Over-regulation is also a big problem. This is partly because of excessive conservatism, but also because of the tendency of member states to pile their own regulations on top of the EU’s.
Fragmentation also affects energy and security policy. A fully integrated energy market does not exist, for example. The EU has also failed to integrate either its defence industries or its procurement of military equipment. This raises cost and lowers efficiency. Such fragmentation is unaffordable, especially as the credibility of the US defence commitment comes into question.
Inevitably and rightly, attention is being paid to Draghi’s measured and sophisticated embrace of more interventionist trade and industrial policies. One justification is the concern over security. Another is that the EU is getting an industrial policy anyway, but it is fragmented and spending upon it dominated by the big member countries. The last is that we know that, done properly, industrial policy can improve both competition and global welfare.

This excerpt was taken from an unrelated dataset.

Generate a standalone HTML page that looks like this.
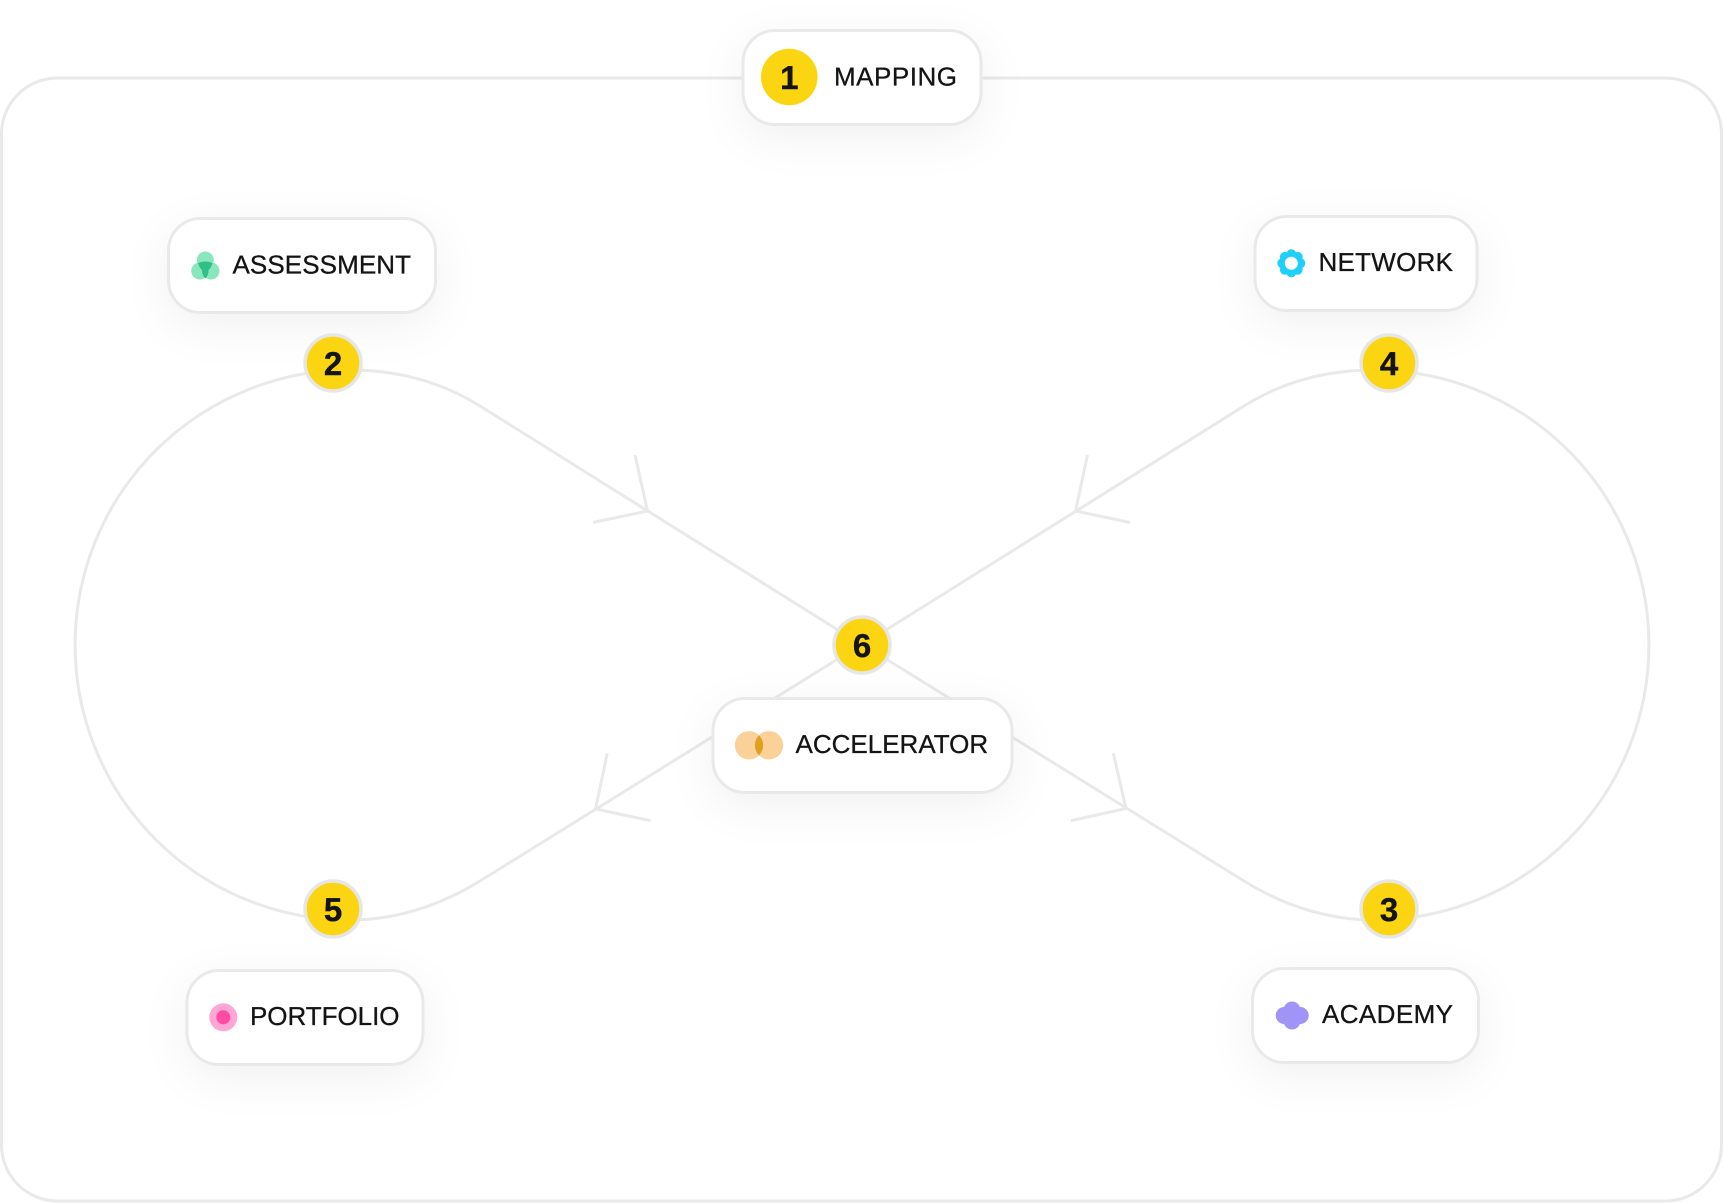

Who now thinks that creating Airbus was a mistake? It has surely been a triumph. The lesson is that such big interventions should be done together, on a large scale and with clear objectives. Creating a new zero carbon energy system will need all that. So will creation of an effective defence sector.
Unfortunately, the explanations for many of the problems Draghi describes, notably the fragmentation and conservatism, are also the reasons why his radical solutions are unlikely to be adopted. As he notes, “successful industrial policies today require strategies that span investment, taxation, education, access to finance, regulation, trade and foreign policy, united behind an agreed strategic goal”. For the EU to achieve this will require radical reforms.
Today’s surging nationalism will make implementing such reforms harder still. Europeans are at risk of forgetting the lessons of their past: only if they act together can they hope to shape their future. The British forgot that. Can the others remember — and act?